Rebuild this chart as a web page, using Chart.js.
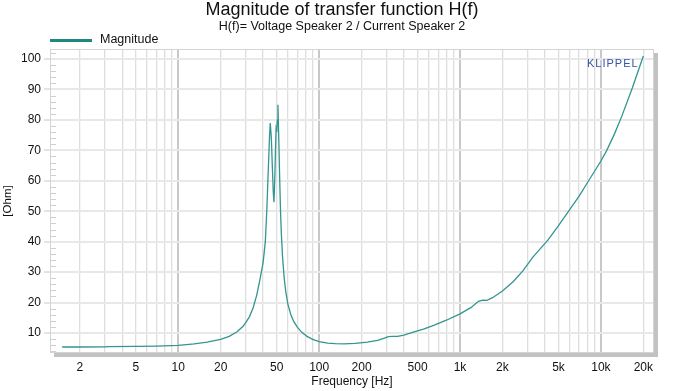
<!DOCTYPE html>
<html>
<head>
<meta charset="utf-8">
<script src="https://cdn.jsdelivr.net/npm/chart.js@4/dist/chart.umd.min.js"></script>
<style>
  html, body { margin: 0; padding: 0; background: #fff; }
  #wrap { width: 682px; height: 391px; }
</style>
</head>
<body>
<div id="wrap"><canvas id="chart" width="682" height="391"></canvas></div>
<script>
// --- data ---
const freqs = [1.5, 2, 3, 3.2, 5, 7, 10, 13, 16, 20, 23, 26, 29, 32, 34, 36, 38, 40, 41.5, 42.5,
  43.5, 44.5, 45, 45.8, 46.6, 47.3, 47.8, 48.4, 49, 49.5, 50, 50.5, 51, 51.7, 52.4, 53.2, 54, 55,
  56.5, 58, 60, 63, 66, 70, 75, 82, 90, 100, 115, 130, 150, 180, 220, 260, 290, 310, 330, 360,
  400, 460, 550, 650, 800, 1000, 1200, 1350, 1450, 1550, 1700, 2000, 2400, 2800, 3300, 4200,
  5000, 6000, 7000, 8300, 10000, 11000, 12500, 14000, 16700, 18500, 20000];
const ohms = [5.4, 5.4, 5.45, 5.55, 5.6, 5.7, 5.95, 6.4, 7.0, 7.9, 8.9, 10.3, 12.3, 15.3, 18.3, 22.3, 27.5, 33, 40, 50,
  63, 75, 79, 74, 64, 56, 53, 60, 70, 77, 76, 80, 85, 74, 62, 50, 42, 35,
  28, 23.5, 19.5, 16, 13.8, 11.9, 10.3, 8.9, 7.9, 7.2, 6.7, 6.5, 6.45, 6.6, 7.0, 7.6, 8.3, 8.8, 8.9, 8.9,
  9.3, 10.2, 11.3, 12.5, 14.2, 16.3, 18.4, 20.4, 20.8, 20.7, 21.6, 23.8, 27, 30.5, 35, 40.5,
  45.3, 50.5, 55, 60.5, 66.5, 70, 75.5, 81, 90.5, 96.5, 101];

const yTicks = [10, 20, 30, 40, 50, 60, 70, 80, 90, 100];
const xLabels = { 2: '2', 5: '5', 10: '10', 20: '20', 50: '50', 100: '100', 200: '200', 500: '500',
  1000: '1k', 2000: '2k', 5000: '5k', 10000: '10k', 20000: '20k' };
const xGrid = [];
[1, 10, 100, 1000, 10000].forEach(d => {
  for (let m = 1; m <= 9; m++) {
    const v = m * d;
    if (v >= 2 && v <= 20000) xGrid.push(v);
  }
});

const TEAL = '#33958f';
const FONT = 'Arial, "Liberation Sans", sans-serif';

// frame, shadow, minor ticks, titles, legend, logo
const decor = {
  id: 'decor',
  beforeDatasetsDraw(chart) {
    const { ctx, chartArea: a, scales: { y } } = chart;
    ctx.save();
    ctx.strokeStyle = '#cfcfcf';
    ctx.lineWidth = 1;
    for (let v = 4; v <= 102; v += 2) {
      if (v % 10 === 0) continue;
      const py = Math.round(y.getPixelForValue(v)) + 0.5;
      ctx.beginPath();
      ctx.moveTo(a.left + 1, py);
      ctx.lineTo(a.left + 6, py);
      ctx.stroke();
    }
    ctx.restore();
  },
  afterDraw(chart) {
    const { ctx, chartArea: a } = chart;
    ctx.save();
    // frame
    ctx.strokeStyle = '#d4d4d4';
    ctx.lineWidth = 1;
    ctx.strokeRect(a.left + 0.5, a.top + 0.5, a.right - a.left - 1, a.bottom - a.top - 1);
    // shadow
    ctx.fillStyle = '#c2c2c2';
    ctx.fillRect(a.left + 4, a.bottom, a.right - a.left, 4);
    ctx.fillRect(a.right, a.top + 4, 4, a.bottom - a.top);

    // titles
    ctx.fillStyle = '#111';
    ctx.textAlign = 'center';
    ctx.textBaseline = 'middle';
    ctx.font = '18px ' + FONT;
    ctx.fillText('Magnitude of transfer function H(f)', 342, 10);
    ctx.font = '12.5px ' + FONT;
    ctx.fillText('H(f)= Voltage Speaker 2 / Current Speaker 2', 342, 27);

    // legend
    ctx.fillStyle = '#1f877f';
    ctx.fillRect(50, 39, 42, 3);
    ctx.fillStyle = '#111';
    ctx.textAlign = 'left';
    ctx.font = '12.5px ' + FONT;
    ctx.fillText('Magnitude', 100, 40);

    // logo
    ctx.fillStyle = '#3554a4';
    ctx.font = '11px ' + FONT;
    ctx.letterSpacing = '1px';
    ctx.fillText('KLIPPEL', 587, 64);
    ctx.restore();
  }
};

const ctx = document.getElementById('chart').getContext('2d');
new Chart(ctx, {
  type: 'line',
  data: {
    datasets: [{
      label: 'Magnitude',
      data: freqs.map((f, i) => ({ x: f, y: ohms[i] })),
      borderColor: TEAL,
      backgroundColor: TEAL,
      borderWidth: 1.3,
      pointRadius: 0,
      tension: 0,
      fill: false
    }]
  },
  options: {
    responsive: false,
    animation: false,
    events: [],
    layout: { padding: { top: 49, right: 28, left: 0, bottom: 0 } },
    plugins: { legend: { display: false }, title: { display: false }, tooltip: { enabled: false } },
    scales: {
      x: {
        type: 'logarithmic',
        min: 1.23,
        max: 23800,
        afterFit: s => { s.height = 38; },
        afterBuildTicks: s => { s.ticks = xGrid.map(v => ({ value: v })); },
        border: { display: false },
        grid: {
          drawTicks: false,
          color: c => [10, 100, 1000, 10000].includes(c.tick && c.tick.value) ? '#c8c8c8' : '#dedede',
          lineWidth: c => [10, 100, 1000, 10000].includes(c.tick && c.tick.value) ? 2 : 1.3
        },
        ticks: {
          autoSkip: false,
          maxRotation: 0,
          padding: 7,
          color: '#111',
          font: { family: FONT, size: 12 },
          callback: v => xLabels[v] || ''
        },
        title: {
          display: true,
          text: 'Frequency [Hz]',
          color: '#111',
          font: { family: FONT, size: 12 },
          padding: { top: 0, bottom: 2 }
        }
      },
      y: {
        type: 'linear',
        min: 3.43,
        max: 103.3,
        afterFit: s => { s.width = 50; },
        afterBuildTicks: s => { s.ticks = yTicks.map(v => ({ value: v })); },
        border: { display: false },
        grid: { color: '#e8e8e8', lineWidth: 2, tickLength: 6, tickColor: '#c8c8c8', tickWidth: 1 },
        ticks: {
          padding: 3,
          color: '#111',
          font: { family: FONT, size: 12 },
          callback: v => String(v)
        },
        title: {
          display: true,
          text: '[Ohm]',
          color: '#111',
          font: { family: FONT, size: 11.5 },
          padding: { top: 1, bottom: 0 }
        }
      }
    }
  },
  plugins: [decor]
});
</script>
</body>
</html>
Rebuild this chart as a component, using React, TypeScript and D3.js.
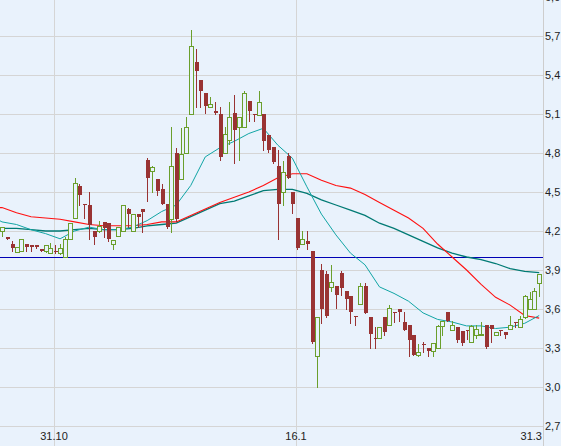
import * as d3 from 'd3';

// daily candles, oldest first (price in EUR)
const opens = [
  4.20, 4.15, 4.10, 4.04, 4.05, 4.10, 4.09, 4.09, 4.06, 4.05,
  4.03, 4.05, 4.03, 4.00, 4.14, 4.30, 4.55, 4.41, 4.40, 4.20,
  4.20, 4.27, 4.26, 4.10, 4.16, 4.20, 4.37, 4.20, 4.33, 4.37,
  4.75, 4.66, 4.60, 4.52, 4.41, 4.29, 4.80, 4.60, 4.80, 5.10,
  5.50, 5.36, 5.26, 5.15, 5.12, 5.10, 4.80, 4.90, 5.11, 5.00,
  5.00, 5.20, 5.10, 5.09, 5.10, 4.94, 4.85, 4.70, 4.50, 4.78,
  4.50, 4.30, 4.10, 4.12, 4.05, 3.24, 3.90, 3.87, 3.77, 3.78,
  3.88, 3.74, 3.70, 3.55, 3.64, 3.78, 3.54, 3.38, 3.38, 3.54,
  3.48, 3.58, 3.60, 3.50, 3.48, 3.40, 3.25, 3.33, 3.30, 3.28,
  3.30, 3.47, 3.58, 3.44, 3.46, 3.43, 3.44, 3.35, 3.40, 3.40,
  3.48, 3.48, 3.40, 3.44, 3.42, 3.45, 3.50, 3.46, 3.54, 3.60,
  3.60, 3.80,
];
const highs = [
  4.23, 4.15, 4.12, 4.08, 4.14, 4.10, 4.09, 4.09, 4.06, 4.09,
  4.11, 4.09, 4.10, 4.15, 4.26, 4.61, 4.56, 4.41, 4.50, 4.20,
  4.28, 4.27, 4.26, 4.13, 4.23, 4.40, 4.38, 4.33, 4.33, 4.37,
  4.76, 4.70, 4.60, 4.56, 4.41, 5.00, 4.84, 4.99, 5.08, 5.75,
  5.60, 5.36, 5.26, 5.23, 5.19, 5.15, 5.00, 5.19, 5.25, 5.08,
  5.28, 5.20, 5.10, 5.28, 5.10, 4.94, 4.85, 4.82, 4.74, 4.80,
  4.50, 4.30, 4.20, 4.20, 4.05, 3.54, 3.95, 3.89, 3.94, 3.78,
  3.89, 3.74, 3.70, 3.55, 3.80, 3.80, 3.54, 3.46, 3.46, 3.54,
  3.63, 3.58, 3.60, 3.58, 3.48, 3.40, 3.33, 3.35, 3.30, 3.34,
  3.48, 3.51, 3.58, 3.51, 3.46, 3.43, 3.44, 3.48, 3.48, 3.50,
  3.48, 3.48, 3.42, 3.44, 3.42, 3.55, 3.50, 3.55, 3.71, 3.73,
  3.76, 3.87,
];
const lows = [
  4.16, 4.14, 4.05, 4.04, 4.05, 4.05, 4.05, 4.07, 4.05, 4.04,
  4.03, 4.03, 4.02, 4.00, 4.14, 4.30, 4.40, 4.30, 4.14, 4.10,
  4.19, 4.15, 4.12, 4.06, 4.16, 4.20, 4.23, 4.20, 4.23, 4.19,
  4.43, 4.50, 4.48, 4.41, 4.22, 4.19, 4.28, 4.60, 4.80, 5.10,
  5.15, 5.15, 5.11, 5.15, 5.10, 4.75, 4.80, 4.87, 4.72, 4.75,
  5.00, 5.05, 5.05, 5.09, 4.82, 4.81, 4.72, 4.14, 4.40, 4.61,
  4.34, 4.06, 4.10, 4.06, 3.34, 3.00, 3.49, 3.54, 3.74, 3.61,
  3.71, 3.60, 3.49, 3.48, 3.64, 3.57, 3.30, 3.30, 3.38, 3.40,
  3.48, 3.50, 3.51, 3.44, 3.24, 3.25, 3.24, 3.27, 3.24, 3.24,
  3.30, 3.40, 3.51, 3.44, 3.35, 3.32, 3.37, 3.35, 3.38, 3.40,
  3.30, 3.35, 3.40, 3.40, 3.38, 3.45, 3.46, 3.46, 3.53, 3.60,
  3.60, 3.70,
];
const closes = [
  4.23, 4.14, 4.07, 4.08, 4.14, 4.08, 4.08, 4.08, 4.05, 4.09,
  4.07, 4.04, 4.07, 4.14, 4.26, 4.57, 4.48, 4.40, 4.25, 4.15,
  4.24, 4.22, 4.14, 4.13, 4.23, 4.40, 4.33, 4.33, 4.31, 4.35,
  4.61, 4.69, 4.51, 4.41, 4.23, 4.70, 4.29, 4.79, 5.00, 5.62,
  5.43, 5.28, 5.16, 5.18, 5.11, 4.77, 4.95, 5.08, 4.98, 5.08,
  5.26, 5.12, 5.09, 5.19, 4.89, 4.82, 4.73, 4.41, 4.65, 4.61,
  4.41, 4.07, 4.14, 4.10, 3.35, 3.54, 3.60, 3.55, 3.81, 3.71,
  3.76, 3.68, 3.58, 3.54, 3.78, 3.57, 3.41, 3.37, 3.46, 3.42,
  3.61, 3.57, 3.58, 3.44, 3.36, 3.25, 3.27, 3.32, 3.28, 3.34,
  3.47, 3.51, 3.51, 3.48, 3.36, 3.34, 3.43, 3.47, 3.45, 3.41,
  3.31, 3.45, 3.42, 3.43, 3.40, 3.48, 3.49, 3.52, 3.70, 3.68,
  3.74, 3.87,
];

// moving averages, read at every third session
const maIndex = [
  -0.5, 0, 3, 6, 9, 12, 15, 18, 21, 24, 27, 30, 33, 36, 39, 42, 45, 48, 51,
  54, 57, 60, 63, 66, 69, 72, 75, 78, 81, 84, 87, 90, 93, 96, 99, 102, 105, 108, 111,
];
const maRed = [
  4.38, 4.38, 4.34, 4.31, 4.30, 4.29, 4.27, 4.25, 4.24, 4.24, 4.24, 4.25, 4.27, 4.27, 4.32,
  4.37, 4.42, 4.46, 4.50, 4.55, 4.61, 4.64, 4.64, 4.59, 4.55, 4.53, 4.48, 4.42, 4.36,
  4.30, 4.22, 4.10, 4.00, 3.90, 3.79, 3.69, 3.63, 3.55, 3.53,
];
const maLong = [
  4.22, 4.22, 4.22, 4.21, 4.20, 4.20, 4.21, 4.22, 4.21, 4.21, 4.22, 4.24, 4.25, 4.26, 4.31,
  4.36, 4.41, 4.43, 4.47, 4.51, 4.52, 4.52, 4.49, 4.44, 4.40, 4.36, 4.32, 4.26, 4.22,
  4.17, 4.12, 4.07, 4.03, 4.00, 3.98, 3.95, 3.91, 3.89, 3.88,
];
const maShort = [
  4.28, 4.27, 4.25, 4.21, 4.18, 4.14, 4.20, 4.23, 4.21, 4.21, 4.23, 4.28, 4.35, 4.40, 4.55,
  4.77, 4.84, 4.89, 4.95, 4.99, 4.86, 4.76, 4.54, 4.33, 4.17, 4.03, 3.94, 3.77, 3.72,
  3.66, 3.57, 3.52, 3.50, 3.47, 3.47, 3.45, 3.46, 3.49, 3.55,
];

const levelPrice = 4.0;
const yTickValues = [2.7, 3.0, 3.3, 3.6, 3.9, 4.2, 4.5, 4.8, 5.1, 5.4, 5.7, 6.0];
const xTickLabels = ['31.10', '16.1', '31.3'];
const xTickIndex = [10.75, 60.75, 110.75];

const W = 561;
const H = 446;
const axisX = 543;
const plotBottom = 426;

const UP = '#6a9f2c';
const DOWN = '#993333';

export default function App() {
  const x = d3.scaleLinear().domain([0, 111]).range([2, 539.2]);
  const y = d3.scaleLinear().domain([2.7, 6.0]).range([plotBottom, -3]);
  const fmt = d3.format('.1f');

  const maLine = (vals: number[]) =>
    d3.line<number>()
      .x((_, i) => x(maIndex[i]))
      .y(d => y(d))(vals) || '';

  const candles = opens.map((o, i) => {
    const c = closes[i];
    const up = c >= o;
    const cx = Math.round(x(i));
    const top = Math.round(y(Math.max(o, c)));
    const bot = Math.round(y(Math.min(o, c)));
    return { i, up, cx, top, bot, hi: Math.round(y(highs[i])), lo: Math.round(y(lows[i])) };
  });

  return (
    <svg width={W} height={H} style={{ position: 'absolute', left: 0, top: 0, display: 'block' }}
      fontFamily="'Liberation Sans', Arial, sans-serif">
      <defs>
        <clipPath id="plot">
          <rect x={0} y={0} width={axisX} height={plotBottom + 1} />
        </clipPath>
      </defs>
      <rect width={W} height={H} fill="#e9f2fc" />

      {/* grid */}
      <g shapeRendering="crispEdges" stroke="#d5d5d5" strokeWidth={1}>
        {yTickValues.map(v => (
          <line key={v} x1={0} x2={axisX} y1={Math.round(y(v)) + 0.5} y2={Math.round(y(v)) + 0.5} />
        ))}
        {xTickIndex.filter(t => x(t) < axisX - 8).map(t => (
          <line key={t} x1={Math.round(x(t)) + 0.5} x2={Math.round(x(t)) + 0.5} y1={0} y2={H} />
        ))}
        <line x1={axisX + 0.5} x2={axisX + 0.5} y1={0} y2={H} stroke="#cdcdcd" />
      </g>

      <g clipPath="url(#plot)">
        {/* level line */}
        <line x1={0} x2={axisX} y1={Math.round(y(levelPrice)) + 0.5} y2={Math.round(y(levelPrice)) + 0.5}
          stroke="#0000b4" strokeWidth={1} shapeRendering="crispEdges" />

        {/* moving averages */}
        <path d={maLine(maLong)} fill="none" stroke="#007a74" strokeWidth={1.3} />
        <path d={maLine(maRed)} fill="none" stroke="#ff1010" strokeWidth={1.1} />
        <path d={maLine(maShort)} fill="none" stroke="#11a5a5" strokeWidth={1} />

        {/* candles */}
        <g shapeRendering="crispEdges">
          {candles.map(c => (
            <g key={c.i}>
              <line x1={c.cx + 0.5} x2={c.cx + 0.5} y1={c.hi} y2={c.lo + 1}
                stroke={c.up ? UP : DOWN} strokeWidth={1} />
              {c.up ? (
                <rect x={c.cx - 1.5} y={c.top + 0.5} width={4} height={Math.max(1, c.bot - c.top)}
                  fill="#e9f2fc" stroke={UP} strokeWidth={1} />
              ) : (
                <rect x={c.cx - 1} y={c.top} width={4} height={Math.max(1, c.bot - c.top)} fill={DOWN} />
              )}
            </g>
          ))}
        </g>
      </g>

      {/* y labels */}
      <g fontSize={11} fill="#222">
        {yTickValues.map(v => (
          <text key={v} x={axisX + 2} y={y(v)} dy="0.35em">{fmt(v).replace('.', ',')}</text>
        ))}
      </g>

      {/* x labels */}
      <g fontSize={11} fill="#222">
        {xTickLabels.map((lab, k) => {
          const px = x(xTickIndex[k]);
          const overflow = px + 12 > axisX;
          return (
            <text key={lab} x={overflow ? axisX - 1 : px} y={440}
              textAnchor={overflow ? 'end' : 'middle'}>{lab}</text>
          );
        })}
      </g>
    </svg>
  );
}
———
**EXERCISE REQUIREMENTS**. Extract every line containing the string "Rebuild" from the data above.

**ANSWER**.
Rebuild this chart as a web page, using Chart.js.
Rebuild this chart as a component, using React, TypeScript and D3.js.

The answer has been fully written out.